** REQUIREMENT **
Every line of the listing must be reproduced as it stands. Leave the images behind.

** DATASET SECTION **
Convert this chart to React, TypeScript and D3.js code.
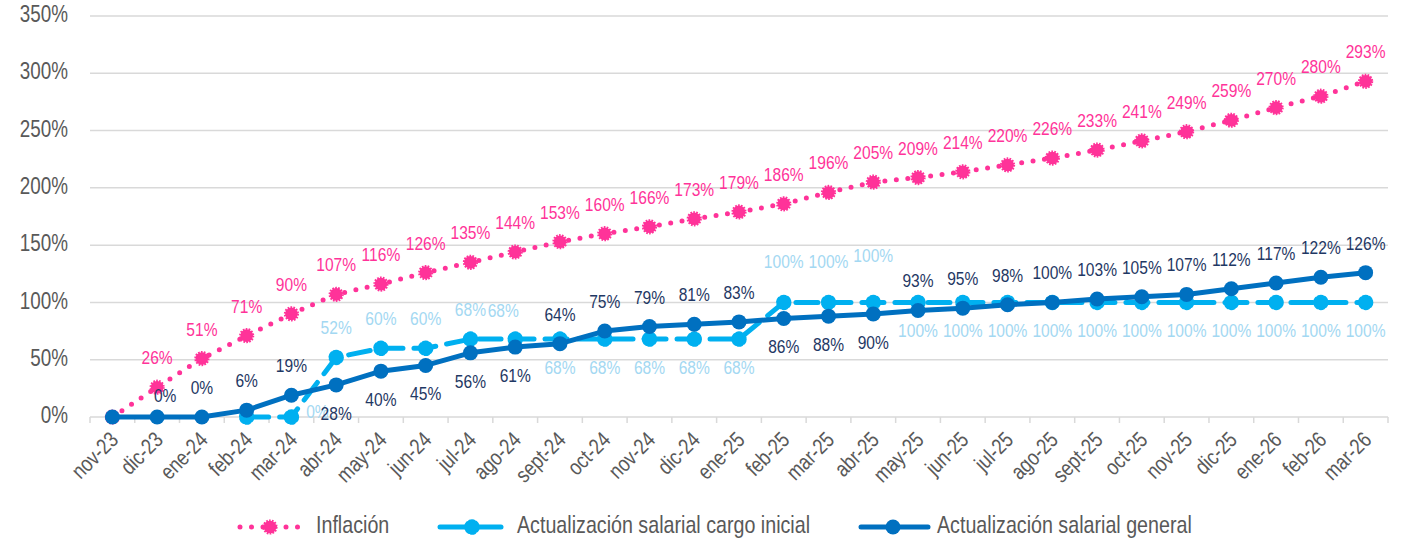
import React from "react";
import * as d3 from "d3";

const months = [
  "nov-23", "dic-23", "ene-24", "feb-24", "mar-24", "abr-24", "may-24", "jun-24",
  "jul-24", "ago-24", "sept-24", "oct-24", "nov-24", "dic-24", "ene-25", "feb-25",
  "mar-25", "abr-25", "may-25", "jun-25", "jul-25", "ago-25", "sept-25", "oct-25",
  "nov-25", "dic-25", "ene-26", "feb-26", "mar-26",
];

const inflacion = [
  0, 26, 51, 71, 90, 107, 116, 126, 135, 144, 153, 160, 166, 173, 179, 186,
  196, 205, 209, 214, 220, 226, 233, 241, 249, 259, 270, 280, 293,
];

const cargoInicial: (number | null)[] = [
  null, null, null, 0, 0, 52, 60, 60, 68, 68, 68, 68, 68, 68, 68, 100,
  100, 100, 100, 100, 100, 100, 100, 100, 100, 100, 100, 100, 100,
];

const general = [
  0, 0, 0, 6, 19, 28, 40, 45, 56, 61, 64, 75, 79, 81, 83, 86,
  88, 90, 93, 95, 98, 100, 103, 105, 107, 112, 117, 122, 126,
];

const yTicks = [0, 50, 100, 150, 200, 250, 300, 350];

// label placement per point: a above, b below, r right, A far above, l above-left, R above-right, "" none
const inflPlace = ["", ...Array(28).fill("a")];
const cargoPlace = [
  "", "", "", "", "r", "a", "a", "a", "a", "l", "b", "b", "b", "b", "b", "A",
  "A", "A2", "b", "b", "b", "b", "b", "b", "b", "b", "b", "b", "b",
];
const generalPlace = [
  "", "R", "a", "a", "a", "b", "b", "b", "b", "b", "a", "a", "a", "a", "a", "b",
  "b", "b", "a", "a", "a", "a", "a", "a", "a", "a", "a", "a", "a",
];

const W = 1412;
const H = 543;
const FONT = "'Liberation Sans', Arial, sans-serif";
const NARROW = 0.82; // Arial Narrow look

const PINK = "#FF3399";
const CYAN = "#00B0F0";
const BLUE = "#0070C0";
const NAVY = "#1F3864";
const CYAN_LABEL = "#A3D8F2";
const GRID = "#D9D9D9";
const TEXT = "#595959";

const x = d3.scaleBand<string>().domain(months).range([90, 1388]);
const cx = (m: string) => (x(m) ?? 0) + x.bandwidth() / 2;
const y = d3.scaleLinear().domain([0, 350]).range([417, 16]);

const offsets: Record<string, [number, number]> = {
  a: [0, -28],
  b: [0, 30],
  r: [26, -4],
  A: [0, -39],
  A2: [0, -45],
  l: [-12, -27],
  R: [8, -20],
};

const lineGen = d3
  .line<[string, number | null]>()
  .defined((d) => d[1] != null)
  .x((d) => cx(d[0]))
  .y((d) => y(d[1] as number));

// text drawn horizontally condensed
const NText = ({
  x: tx,
  y: ty,
  rotate = 0,
  anchor = "middle",
  size,
  color,
  children,
}: {
  x: number;
  y: number;
  rotate?: number;
  anchor?: string;
  size: number;
  color: string;
  children: React.ReactNode;
}) => (
  <text
    transform={`translate(${tx},${ty}) rotate(${rotate}) scale(${NARROW},1)`}
    textAnchor={anchor}
    dominantBaseline="middle"
    fontFamily={FONT}
    fontSize={size}
    fill={color}
  >
    {children}
  </text>
);

const InflMarker = ({ px, py }: { px: number; py: number }) => (
  <circle cx={px} cy={py} r={6.3} fill={PINK} stroke={PINK} strokeWidth={2.6} strokeDasharray="1.6 1.2" />
);
const CargoMarker = ({ px, py }: { px: number; py: number }) => (
  <g>
    <circle cx={px} cy={py} r={5.5} fill={CYAN} />
    <circle cx={px} cy={py} r={6} fill="none" stroke={CYAN} strokeWidth={3.5} strokeDasharray="4 2.3" strokeLinecap="round" />
  </g>
);
const GenMarker = ({ px, py }: { px: number; py: number }) => (
  <circle cx={px} cy={py} r={7.5} fill={BLUE} />
);

const Labels = ({
  values,
  place,
  color,
}: {
  values: (number | null)[];
  place: string[];
  color: string;
}) => (
  <g>
    {values.map((v, i) => {
      if (v == null || !place[i]) return null;
      const [dx, dy] = offsets[place[i]];
      return (
        <NText key={i} x={cx(months[i]) + dx} y={y(v) + dy} size={19} color={color}>
          {`${v}%`}
        </NText>
      );
    })}
  </g>
);

export default function App() {
  const inflPts = months.map((m, i) => [m, inflacion[i]] as [string, number | null]);
  const cargoPts = months.map((m, i) => [m, cargoInicial[i]] as [string, number | null]);
  const genPts = months.map((m, i) => [m, general[i]] as [string, number | null]);
  const edges = months.map((m) => x(m) ?? 0).concat([x.range()[1]]);

  return (
    <svg width={W} height={H} style={{ position: "absolute", left: 0, top: 0, background: "#fff" }}>
      {/* grid */}
      {yTicks.map((t) => (
        <g key={t}>
          <line x1={90} x2={1388} y1={y(t)} y2={y(t)} stroke={GRID} strokeWidth={1.5} />
          <NText x={68} y={y(t)} anchor="end" size={23} color={TEXT}>
            {`${t}%`}
          </NText>
        </g>
      ))}
      {edges.map((e, i) => (
        <line key={i} x1={e} x2={e} y1={417} y2={423} stroke={GRID} strokeWidth={1.5} />
      ))}
      {months.map((m) => (
        <NText key={m} x={cx(m) + 3} y={437} rotate={-45} anchor="end" size={22} color={TEXT}>
          {m}
        </NText>
      ))}

      {/* Inflación */}
      <path d={lineGen(inflPts) ?? ""} fill="none" stroke={PINK} strokeWidth={5} strokeDasharray="0 11.5" strokeLinecap="round" />
      {inflPts.map(([m, v]) => (
        <InflMarker key={m} px={cx(m)} py={y(v as number)} />
      ))}

      {/* Cargo inicial */}
      <path d={lineGen(cargoPts) ?? ""} fill="none" stroke={CYAN} strokeWidth={5} strokeDasharray="22 11" strokeLinecap="round" />
      {cargoPts.map(([m, v]) =>
        v == null ? null : <CargoMarker key={m} px={cx(m)} py={y(v)} />
      )}

      {/* General */}
      <path d={lineGen(genPts) ?? ""} fill="none" stroke={BLUE} strokeWidth={5} strokeLinejoin="round" />
      {genPts.map(([m, v]) => (
        <GenMarker key={m} px={cx(m)} py={y(v as number)} />
      ))}

      <Labels values={inflacion} place={inflPlace} color={PINK} />
      <Labels values={cargoInicial} place={cargoPlace} color={CYAN_LABEL} />
      <Labels values={general} place={generalPlace} color={NAVY} />

      {/* legend */}
      <g>
        <line x1={240} x2={301} y1={527} y2={527} stroke={PINK} strokeWidth={5} strokeDasharray="0 11.5" strokeLinecap="round" />
        <InflMarker px={270} py={527} />
        <NText x={316} y={527} anchor="start" size={24} color={TEXT}>Inflación</NText>

        <line x1={440} x2={501} y1={527} y2={527} stroke={CYAN} strokeWidth={5} strokeLinecap="round" />
        <CargoMarker px={472} py={527} />
        <NText x={517} y={527} anchor="start" size={24} color={TEXT}>Actualización salarial cargo inicial</NText>

        <line x1={861} x2={928} y1={527} y2={527} stroke={BLUE} strokeWidth={5} strokeLinecap="round" />
        <GenMarker px={893} py={527} />
        <NText x={937} y={527} anchor="start" size={24} color={TEXT}>Actualización salarial general</NText>
      </g>
    </svg>
  );
}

** ANSWER TO THE EXERCISE **
Convert this chart to React, TypeScript and D3.js code.
import React from "react";
import * as d3 from "d3";

const months = [
  "nov-23", "dic-23", "ene-24", "feb-24", "mar-24", "abr-24", "may-24", "jun-24",
  "jul-24", "ago-24", "sept-24", "oct-24", "nov-24", "dic-24", "ene-25", "feb-25",
  "mar-25", "abr-25", "may-25", "jun-25", "jul-25", "ago-25", "sept-25", "oct-25",
  "nov-25", "dic-25", "ene-26", "feb-26", "mar-26",
];

const inflacion = [
  0, 26, 51, 71, 90, 107, 116, 126, 135, 144, 153, 160, 166, 173, 179, 186,
  196, 205, 209, 214, 220, 226, 233, 241, 249, 259, 270, 280, 293,
];

const cargoInicial: (number | null)[] = [
  null, null, null, 0, 0, 52, 60, 60, 68, 68, 68, 68, 68, 68, 68, 100,
  100, 100, 100, 100, 100, 100, 100, 100, 100, 100, 100, 100, 100,
];

const general = [
  0, 0, 0, 6, 19, 28, 40, 45, 56, 61, 64, 75, 79, 81, 83, 86,
  88, 90, 93, 95, 98, 100, 103, 105, 107, 112, 117, 122, 126,
];

const yTicks = [0, 50, 100, 150, 200, 250, 300, 350];

// label placement per point: a above, b below, r right, A far above, l above-left, R above-right, "" none
const inflPlace = ["", ...Array(28).fill("a")];
const cargoPlace = [
  "", "", "", "", "r", "a", "a", "a", "a", "l", "b", "b", "b", "b", "b", "A",
  "A", "A2", "b", "b", "b", "b", "b", "b", "b", "b", "b", "b", "b",
];
const generalPlace = [
  "", "R", "a", "a", "a", "b", "b", "b", "b", "b", "a", "a", "a", "a", "a", "b",
  "b", "b", "a", "a", "a", "a", "a", "a", "a", "a", "a", "a", "a",
];

const W = 1412;
const H = 543;
const FONT = "'Liberation Sans', Arial, sans-serif";
const NARROW = 0.82; // Arial Narrow look

const PINK = "#FF3399";
const CYAN = "#00B0F0";
const BLUE = "#0070C0";
const NAVY = "#1F3864";
const CYAN_LABEL = "#A3D8F2";
const GRID = "#D9D9D9";
const TEXT = "#595959";

const x = d3.scaleBand<string>().domain(months).range([90, 1388]);
const cx = (m: string) => (x(m) ?? 0) + x.bandwidth() / 2;
const y = d3.scaleLinear().domain([0, 350]).range([417, 16]);

const offsets: Record<string, [number, number]> = {
  a: [0, -28],
  b: [0, 30],
  r: [26, -4],
  A: [0, -39],
  A2: [0, -45],
  l: [-12, -27],
  R: [8, -20],
};

const lineGen = d3
  .line<[string, number | null]>()
  .defined((d) => d[1] != null)
  .x((d) => cx(d[0]))
  .y((d) => y(d[1] as number));

// text drawn horizontally condensed
const NText = ({
  x: tx,
  y: ty,
  rotate = 0,
  anchor = "middle",
  size,
  color,
  children,
}: {
  x: number;
  y: number;
  rotate?: number;
  anchor?: string;
  size: number;
  color: string;
  children: React.ReactNode;
}) => (
  <text
    transform={`translate(${tx},${ty}) rotate(${rotate}) scale(${NARROW},1)`}
    textAnchor={anchor}
    dominantBaseline="middle"
    fontFamily={FONT}
    fontSize={size}
    fill={color}
  >
    {children}
  </text>
);

const InflMarker = ({ px, py }: { px: number; py: number }) => (
  <circle cx={px} cy={py} r={6.3} fill={PINK} stroke={PINK} strokeWidth={2.6} strokeDasharray="1.6 1.2" />
);
const CargoMarker = ({ px, py }: { px: number; py: number }) => (
  <g>
    <circle cx={px} cy={py} r={5.5} fill={CYAN} />
    <circle cx={px} cy={py} r={6} fill="none" stroke={CYAN} strokeWidth={3.5} strokeDasharray="4 2.3" strokeLinecap="round" />
  </g>
);
const GenMarker = ({ px, py }: { px: number; py: number }) => (
  <circle cx={px} cy={py} r={7.5} fill={BLUE} />
);

const Labels = ({
  values,
  place,
  color,
}: {
  values: (number | null)[];
  place: string[];
  color: string;
}) => (
  <g>
    {values.map((v, i) => {
      if (v == null || !place[i]) return null;
      const [dx, dy] = offsets[place[i]];
      return (
        <NText key={i} x={cx(months[i]) + dx} y={y(v) + dy} size={19} color={color}>
          {`${v}%`}
        </NText>
      );
    })}
  </g>
);

export default function App() {
  const inflPts = months.map((m, i) => [m, inflacion[i]] as [string, number | null]);
  const cargoPts = months.map((m, i) => [m, cargoInicial[i]] as [string, number | null]);
  const genPts = months.map((m, i) => [m, general[i]] as [string, number | null]);
  const edges = months.map((m) => x(m) ?? 0).concat([x.range()[1]]);

  return (
    <svg width={W} height={H} style={{ position: "absolute", left: 0, top: 0, background: "#fff" }}>
      {/* grid */}
      {yTicks.map((t) => (
        <g key={t}>
          <line x1={90} x2={1388} y1={y(t)} y2={y(t)} stroke={GRID} strokeWidth={1.5} />
          <NText x={68} y={y(t)} anchor="end" size={23} color={TEXT}>
            {`${t}%`}
          </NText>
        </g>
      ))}
      {edges.map((e, i) => (
        <line key={i} x1={e} x2={e} y1={417} y2={423} stroke={GRID} strokeWidth={1.5} />
      ))}
      {months.map((m) => (
        <NText key={m} x={cx(m) + 3} y={437} rotate={-45} anchor="end" size={22} color={TEXT}>
          {m}
        </NText>
      ))}

      {/* Inflación */}
      <path d={lineGen(inflPts) ?? ""} fill="none" stroke={PINK} strokeWidth={5} strokeDasharray="0 11.5" strokeLinecap="round" />
      {inflPts.map(([m, v]) => (
        <InflMarker key={m} px={cx(m)} py={y(v as number)} />
      ))}

      {/* Cargo inicial */}
      <path d={lineGen(cargoPts) ?? ""} fill="none" stroke={CYAN} strokeWidth={5} strokeDasharray="22 11" strokeLinecap="round" />
      {cargoPts.map(([m, v]) =>
        v == null ? null : <CargoMarker key={m} px={cx(m)} py={y(v)} />
      )}

      {/* General */}
      <path d={lineGen(genPts) ?? ""} fill="none" stroke={BLUE} strokeWidth={5} strokeLinejoin="round" />
      {genPts.map(([m, v]) => (
        <GenMarker key={m} px={cx(m)} py={y(v as number)} />
      ))}

      <Labels values={inflacion} place={inflPlace} color={PINK} />
      <Labels values={cargoInicial} place={cargoPlace} color={CYAN_LABEL} />
      <Labels values={general} place={generalPlace} color={NAVY} />

      {/* legend */}
      <g>
        <line x1={240} x2={301} y1={527} y2={527} stroke={PINK} strokeWidth={5} strokeDasharray="0 11.5" strokeLinecap="round" />
        <InflMarker px={270} py={527} />
        <NText x={316} y={527} anchor="start" size={24} color={TEXT}>Inflación</NText>

        <line x1={440} x2={501} y1={527} y2={527} stroke={CYAN} strokeWidth={5} strokeLinecap="round" />
        <CargoMarker px={472} py={527} />
        <NText x={517} y={527} anchor="start" size={24} color={TEXT}>Actualización salarial cargo inicial</NText>

        <line x1={861} x2={928} y1={527} y2={527} stroke={BLUE} strokeWidth={5} strokeLinecap="round" />
        <GenMarker px={893} py={527} />
        <NText x={937} y={527} anchor="start" size={24} color={TEXT}>Actualización salarial general</NText>
      </g>
    </svg>
  );
}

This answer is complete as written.